-- Begin Data --

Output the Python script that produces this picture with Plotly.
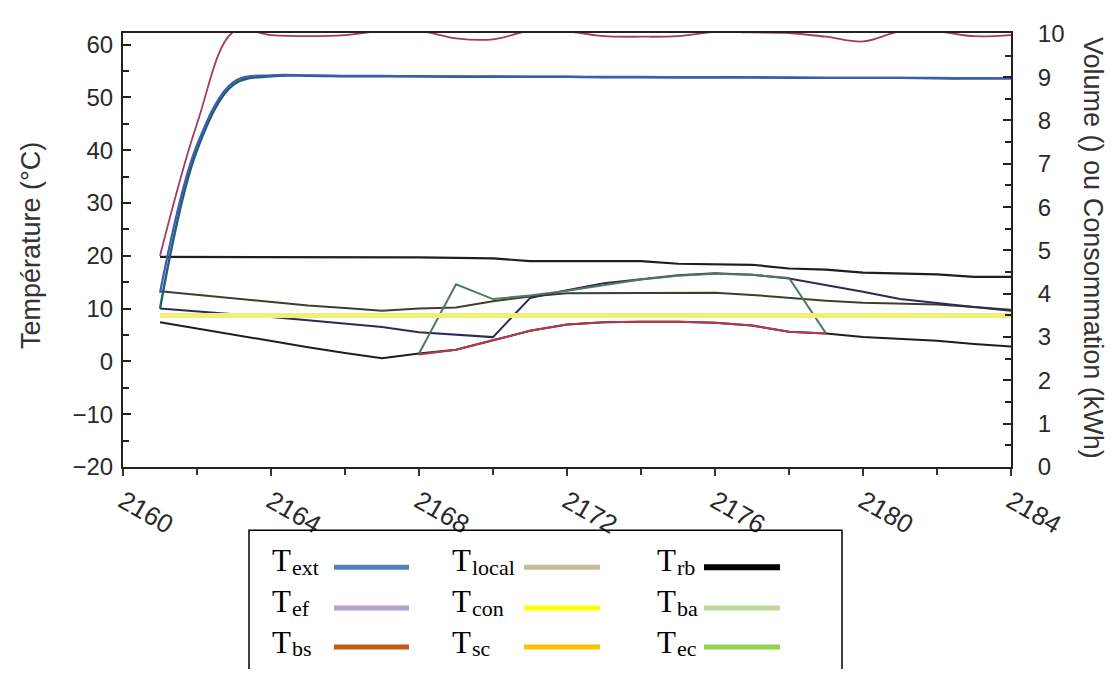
import plotly.graph_objects as go

# ---------------- data (hours 2161 .. 2184) ----------------
hours = [2161, 2162, 2163, 2164, 2165, 2166, 2167, 2168, 2169, 2170, 2171, 2172,
         2173, 2174, 2175, 2176, 2177, 2178, 2179, 2180, 2181, 2182, 2183, 2184]

t_ef = [20.0, 45.0, 62.5, 61.8, 61.6, 61.8, 62.6, 62.6, 61.2, 61.0, 62.6, 62.5,
        61.6, 61.5, 61.6, 62.4, 62.3, 62.2, 61.5, 60.6, 62.5, 62.5, 61.6, 61.8]

t_ext = [13.0, 41.0, 53.0, 54.2, 54.2, 54.1, 54.1, 54.0, 54.0, 54.0, 53.9, 53.9,
         53.9, 53.9, 53.8, 53.8, 53.8, 53.8, 53.7, 53.7, 53.7, 53.7, 53.6, 53.6]

t_ba = [10.0, 40.0, 52.5, 54.0, 54.1, 54.0, 54.0, 54.0, 53.9, 53.9, 53.9, 53.9,
        53.8, 53.8, 53.8, 53.8, 53.8, 53.7, 53.7, 53.7, 53.7, 53.6, 53.6, 53.6]

t_local = [19.8, 19.8, 19.8, 19.8, 19.8, 19.7, 19.7, 19.7, 19.6, 19.5, 19.0, 19.0,
           19.0, 19.0, 18.5, 18.4, 18.3, 17.6, 17.4, 16.8, 16.6, 16.5, 16.0, 16.0]

t_rb = [13.3, 12.6, 11.9, 11.2, 10.6, 10.1, 9.6, 10.0, 10.2, 11.4, 12.3, 12.9,
        12.9, 12.9, 13.0, 13.0, 12.6, 12.0, 11.5, 11.1, 11.0, 10.8, 10.3, 9.8]

t_bs = [10.0, 9.5, 9.0, 8.4, 7.8, 7.1, 6.5, 5.5, 5.0, 4.6, 12.0, 13.5,
        14.8, 15.6, 16.3, 16.7, 16.4, 15.7, 14.5, 13.2, 11.8, 11.0, 10.3, 9.6]

t_sc_low = [7.4, 6.2, 5.0, 3.8, 2.7, 1.6, 0.6, 1.5, 2.2, 4.0, 5.8, 7.0,
            7.4, 7.5, 7.5, 7.3, 6.8, 5.6, 5.3, 4.6, 4.2, 3.9, 3.3, 2.8]

t_red = [None, None, None, None, None, None, None, 1.3, 2.2, 4.0, 5.8, 7.0,
         7.4, 7.5, 7.5, 7.3, 6.8, 5.6, 5.3, None, None, None, None, None]

t_ec = [None, None, None, None, None, None, None, 1.5, 14.6, 11.8, 12.5, 13.4,
        14.5, 15.5, 16.2, 16.6, 16.4, 15.8, 5.3, None, None, None, None, None]

# consumption / volume (right axis)
t_con = [3.5, 3.5, 3.5, 3.5, 3.5, 3.5, 3.5, 3.5, 3.5, 3.5, 3.5, 3.5,
         3.5, 3.5, 3.5, 3.5, 3.5, 3.5, 3.5, 3.5, 3.5, 3.5, 3.5, 3.5]

x_ticks = [2160, 2164, 2168, 2172, 2176, 2180, 2184]
y2_ticks = [0, 1, 2, 3, 4, 5, 6, 7, 8, 9, 10]

legend_items = [
    ("ext", "#4F81BD"), ("ef", "#B3A2C7"), ("bs", "#C55A11"),
    ("local", "#C4BD97"), ("con", "#FFFF00"), ("sc", "#FFC000"),
    ("rb", "#000000"), ("ba", "#C3D69B"), ("ec", "#92D050"),
]

# ---------------- figure ----------------
OFF = 8                      # page body margin of the html page
W, H = 1102, 661
L, R, T, B = 115, 99, 13, 202
PW, PH = W - L - R, H - T - B


def px(x_ref):
    return (x_ref - OFF - L) / PW


def py(y_ref):
    return (H - B - (y_ref - OFF)) / PH


fig = go.Figure()

fig.add_trace(go.Scatter(x=hours, y=t_con, yaxis="y2", mode="lines", name="Tcon",
                         line=dict(color="#EFEF78", width=5), showlegend=False))


def add(y, color, name, width=2.0, dash="solid", shape="linear"):
    fig.add_trace(go.Scatter(x=hours, y=y, mode="lines", name=name,
                             line=dict(color=color, width=width, dash=dash, shape=shape),
                             showlegend=False, connectgaps=False))


add(t_local, "#1E1E1E", "Tlocal", 2.2)
add(t_rb, "#3E3E30", "Trb", 2.0)
add(t_bs, "#2B2B58", "Tbs", 2.0)
add(t_sc_low, "#1E1E1E", "Tsc", 2.0)
add(t_red, "#B8384A", "Tsc2", 2.0)
add(t_ec, "#4E7A5E", "Tec", 2.0)
add(t_ba, "#1F5F70", "Tba", 2.4, shape="spline")
add(t_ext, "#3D5DB5", "Text", 2.2, shape="spline")
add(t_ef, "#A03C62", "Tef", 1.8, shape="spline")

sans = "Liberation Sans, Arial, sans-serif"
ytickfont = dict(family=sans, size=24, color="#2a2a2a")
xtickfont = dict(family=sans, size=26, color="#2a2a2a")

fig.update_layout(
    width=W, height=H,
    margin=dict(l=L, r=R, t=T, b=B),
    paper_bgcolor="white", plot_bgcolor="white",
    xaxis=dict(range=[2160, 2184], tickvals=x_ticks, ticktext=[str(v) for v in x_ticks],
               tickangle=30, ticks="outside", ticklen=7, tickwidth=1.5, tickcolor="#333",
               minor=dict(dtick=2, tick0=2160, ticks="outside", ticklen=6, tickcolor="#333"),
               showline=True, linecolor="#222", linewidth=2, mirror=True,
               showgrid=False, zeroline=False, tickfont=xtickfont),
    yaxis=dict(range=[-20, 62.2], dtick=10, tick0=0, ticks="inside", ticklen=8,
               tickwidth=1.5, tickcolor="#222",
               minor=dict(dtick=5, ticks="inside", ticklen=6, tickcolor="#222"),
               showline=True, linecolor="#222", linewidth=2,
               showgrid=False, zeroline=False, tickfont=ytickfont,
               ticklabelstandoff=3),
    yaxis2=dict(range=[0, 10.02], tickvals=y2_ticks, ticktext=[str(v) for v in y2_ticks],
                overlaying="y", side="right", anchor="x",
                ticks="inside", ticklen=8, tickwidth=1.5, tickcolor="#222",
                minor=dict(dtick=0.5, tick0=0, ticks="inside", ticklen=6, tickcolor="#222"),
                showline=True, linecolor="#222", linewidth=2,
                showgrid=False, zeroline=False, tickfont=ytickfont,
                ticklabelstandoff=20),
)

title_font = dict(family=sans, size=27, color="#333333")
fig.add_annotation(text="Température (°C)", xref="paper", yref="paper",
                   x=px(31), y=py(240), textangle=-90, showarrow=False,
                   xanchor="center", yanchor="middle", font=title_font)
fig.add_annotation(text="Volume () ou Consommation (kWh)", xref="paper", yref="paper",
                   x=px(1093), y=py(242), textangle=90, showarrow=False,
                   xanchor="center", yanchor="middle", font=title_font)

# ---------------- custom legend box ----------------
fig.add_shape(type="rect", xref="paper", yref="paper",
              x0=px(249), x1=px(842), y0=py(532), y1=py(700),
              line=dict(color="black", width=1.5), fillcolor="rgba(0,0,0,0)")

col_T = [270, 450, 655]
col_line = [(334, 409), (524, 600), (704, 780)]
row_base = [573, 615, 657]
row_line = [570, 612, 652]
serif = "Liberation Serif, Times New Roman, serif"

for i, (sub, color) in enumerate(legend_items):
    c, r = i // 3, i % 3
    fig.add_annotation(text="T", xref="paper", yref="paper",
                       x=px(col_T[c]), y=py(row_base[r] - 10), xanchor="left",
                       yanchor="middle", showarrow=False,
                       font=dict(family=serif, size=31, color="black"))
    fig.add_annotation(text=sub, xref="paper", yref="paper",
                       x=px(col_T[c] + 20), y=py(row_base[r] - 3), xanchor="left",
                       yanchor="middle", showarrow=False,
                       font=dict(family=serif, size=22, color="black"))
    x0, x1 = col_line[c]
    fig.add_shape(type="line", xref="paper", yref="paper",
                  x0=px(x0), x1=px(x1), y0=py(row_line[r]), y1=py(row_line[r]),
                  line=dict(color=color, width=6 if sub == "rb" else 5))

fig.write_html("out.html")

-- End Data --

> What you will do
Copy nothing but the lines from the top of the material through the line holding "53.6, 53.6, 53.6]", exactly as written; omit pictures.

> Exercise output
Output the Python script that produces this picture with Plotly.
import plotly.graph_objects as go

# ---------------- data (hours 2161 .. 2184) ----------------
hours = [2161, 2162, 2163, 2164, 2165, 2166, 2167, 2168, 2169, 2170, 2171, 2172,
         2173, 2174, 2175, 2176, 2177, 2178, 2179, 2180, 2181, 2182, 2183, 2184]

t_ef = [20.0, 45.0, 62.5, 61.8, 61.6, 61.8, 62.6, 62.6, 61.2, 61.0, 62.6, 62.5,
        61.6, 61.5, 61.6, 62.4, 62.3, 62.2, 61.5, 60.6, 62.5, 62.5, 61.6, 61.8]

t_ext = [13.0, 41.0, 53.0, 54.2, 54.2, 54.1, 54.1, 54.0, 54.0, 54.0, 53.9, 53.9,
         53.9, 53.9, 53.8, 53.8, 53.8, 53.8, 53.7, 53.7, 53.7, 53.7, 53.6, 53.6]

t_ba = [10.0, 40.0, 52.5, 54.0, 54.1, 54.0, 54.0, 54.0, 53.9, 53.9, 53.9, 53.9,
        53.8, 53.8, 53.8, 53.8, 53.8, 53.7, 53.7, 53.7, 53.7, 53.6, 53.6, 53.6]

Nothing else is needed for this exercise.